How much discreet control are you handing to the vendor? If it breaks, what happens?
Despite all now being on the cloud, security doesn’t get relegated.
Third party suppliers should exist to be more efficient, cheaper and more secure than you are. Unlike the vulnerabilities of multi-party products at the end customer level, a focused supplier should provide ISO assurances and show you standard practices it follows to keep data safe.
Unlike you (again), a supplier should possess cookie-cutter security standards, because they only exist to fulfil a B2B pain point. Make sure you obtain active assurances that suppliers are protecting your data, that reduce the risk of information security incidents. You need standardised assessment methods ensuring a consistent approach to measuring supplier risk.
API security relies on standard adherence to protocols. Deep linking and screen-scraping bots create vulnerabilities for banks and third parties alike.
What happens if your competitor is using the same supplier? Will trade secrets get exchanged over a pint between two account managers?
Let’s look at Netflix. Netflix’s biggest rival is Amazon Prime, but Netflix stores the majority of its data with AWS. They even chose to be a case study for AWS.
Yes, this is always a risk, but technology thrives mostly on assumptions learnt from metadata, not the unique identity of you as a business. The risk is worth it for the enabling services the supplier provides.
Do they explain in detail what tech they use, if they themselves outsource any?
It’s important to select suppliers on a competitive landscape. With this fees will always be a question mark in future. The more useful they are, the more critical and price sensitive too. In a competitive market, they should align their business goals with your own — stating clearly you are a key account they want (but don’t desperately need) to see succeed.
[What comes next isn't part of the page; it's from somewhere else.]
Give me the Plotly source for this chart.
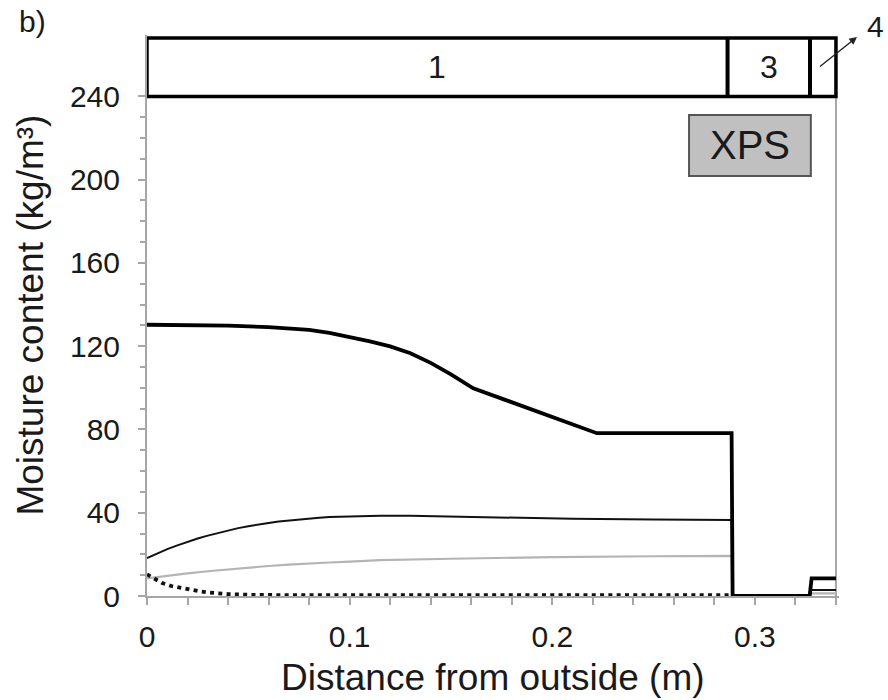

Hackathons, developer community and public feedback spaces are crucial at a time when no one has all the answers. As a sector so dependent on regulatory supervision (at the moment, but hopefully soon this won’t be the case) all products should be collaborative. No open banking vendor should fear being criticised if they start from a place of inclusivity and taking an agnostic approach. Developers need to feel comfortable and that this new technology is very much on their side.
What is your re-platforming ability? Can you escape if you don’t like it?
You should not settle for the sluggish complacency of many tech providers because they know (correctly) that you can’t change quickly or easily.
Things are changing: a recent example of this is the move by cloud-based e-commerce platform provider BigCommerce to move more than 60,000 of their retailers who use its services (to conduct online transactions) from IBM Softlayer and AWS to the Google Cloud. BigCommerce has processed more than $21 billion in sales and now supports merchants in more than 120 countries around the world.
Closer to home, Tandem Bank migrated to AWS in a single weekend.
The off switch needs to be visible. At Yapily, we work hard to make sure the exit is signposted at all times, and users — whether hobbyists or giant corporates — can migrate as quickly and painlessly as possible. It serves us to make it easy for clients to leave and realise their mistake. We have nothing to hide.
As the open banking harvest dawns, the seeds sown in London, Singapore, Brussels and Mexico City will soon become an enchanting rainforest of technical diversity and exciting products. Make sure you can see the wood for the trees.
It’s all too easy to say that it’s all down to ‘trust’.
Open banking adoption is more than simply an exchange of data protection contracts between supplier and customer. Any open banking technology needs to be value first, branding second.
This is a time where evangelists must sit side by side; those intelligent and brave first adopters should accept nothing less than a supplier led by a simple willingness to make open banking happen, uninterrupted.